Jean Paul Gaultier à Paris, Alexander McQueen à Londres: les expositions de mode attirent un public de plus en plus large, curieux d'admirer de ses propres yeux des créations habituellement réservées à un cercle restreint de clients et journalistes.

Karl Lagerfeld est lui aussi mis à l'honneur sur sa terre natale: le Centre national d'Art et d'Expositions de Bonn en Allemagne accueille jusqu'en septembre une grande rétrospective consacrée au couturier-vedette, organisée par sa muse et bras droit Amanda Harlech.

«Ceux qui n'ont pas la chance d'assister à des défilés de mode voient rarement ce qu'est vraiment une création de haute couture», remarque Jean-Paul Cluzel, président de la Réunion des Musées nationaux-Grand Palais en France, où débute mercredi la rétrospective Gaultier.

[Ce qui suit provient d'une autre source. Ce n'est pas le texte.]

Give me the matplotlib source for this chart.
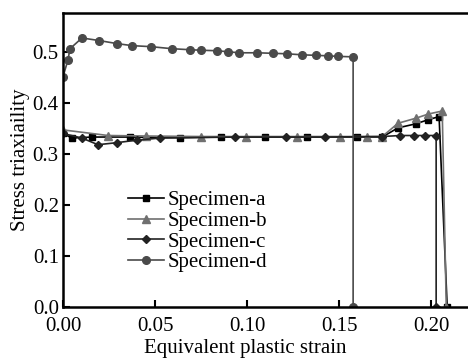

«Les meilleures images, les meilleurs reportages télévisés n'arrivent pas à rendre compte de la richesse d'un tissu, d'une broderie. Seule une exposition peut permettre cela pour le commun des mortels», a-t-il fait valoir lors d'une présentation de l'exposition à la presse.

Lancée en 2011 au Musée des Beaux-Arts de Montréal, elle a déjà attiré 1,4 million de visiteurs au cours de ses neuf premières étapes dans le monde.

À Londres, le Victoria and Albert Museum (V&A) accueille sa plus grande exposition jamais consacrée à la mode avec Savage Beauty, sur l'oeuvre d'Alexander McQueen, cinq ans après la mort du designer britannique, qui s'est suicidé en 2010 à 40 ans.

Avec plus de 660 000 visiteurs en 2011, ce «blockbuster» est devenu la huitième exposition la plus vue du Metropolitan Museum of Art à New York, où elle était organisée par le Costume Institute.

La pionnière, Diana Vreeland 

C'est d'ailleurs dans le cadre du Met que s'était tenue en 1983 Yves Saint Laurent, 25 ans de création, première rétrospective consacrée à un couturier vivant, lancée à l'initiative de la journaliste américaine Diana Vreeland.

Pour Vreeland, qui a conçu de nombreuses expositions de mode, la façon de «rendre le vêtement vivant c'était de l'associer à un individu charismatique», explique à l'AFP Harold Koda, conservateur du Costume Institute.

«Elle créait des installations avec des murs colorés, des éclairages spectaculaires, des parfums, de la musique. C'est quelque chose qui s'est répandu partout dans le monde», rappelle-t-il.

Mais l'une des choses qui ont changé, c'est qu'elle «n'était pas très à cheval sur les faits», relève Harold Koda dans un éclat de rire. «Si les gens voyaient ses expos aujourd'hui ils diraient ''mais il n'y a pas de substance!'' Le public est devenu incroyablement exigeant», remarque-t-il.

L'audience de ces expositions s'est aussi considérablement «élargie», note Harold Koda: hommes, femmes, la mode est devenue «un sujet qui intéresse tout le monde».

«Il est difficile d'échapper à la mode, la publicité est partout! Et puis c'est quelque chose qui fait rêver», souligne Olivier Gabet, directeur du Musée des Arts décoratifs à Paris qui organise depuis près de trente ans deux à trois expositions de mode par an.

Pour cet historien de l'art, il est important de faire la distinction entre les musées comme celui qu'il dirige, ou le Palais Galliera à Paris, le Met et le V&A, qui ont la charge de collections de mode, et les institutions qui surfent sur «un sujet porteur».

Il insiste sur l'importance d'accompagner les créations d'un «discours scientifique ou artistique»: «Il faut qu'il y ait un point de vue et une analyse. Sinon c'est une opération commerciale».

Et si la collaboration du musée avec le créateur est précieuse pour connaître ses intentions, le danger est qu'il «soit son propre commissaire», note Olivier Gabet.

L'exposition au Musée des Arts décoratifs consacrée au créateur belge Dries Van Noten en 2014, qui a accueilli 180 000 visiteurs, avait suscité «un vrai dialogue, assez âpre quelquefois» avec le designer, explique-t-il.

«Au Met, à chaque fois que nous collaborons avec un créateur, l'accord de départ c'est qu'il doit nous laisser interpréter son oeuvre. Ce n'est pas négociable», dit aussi Harold Koda.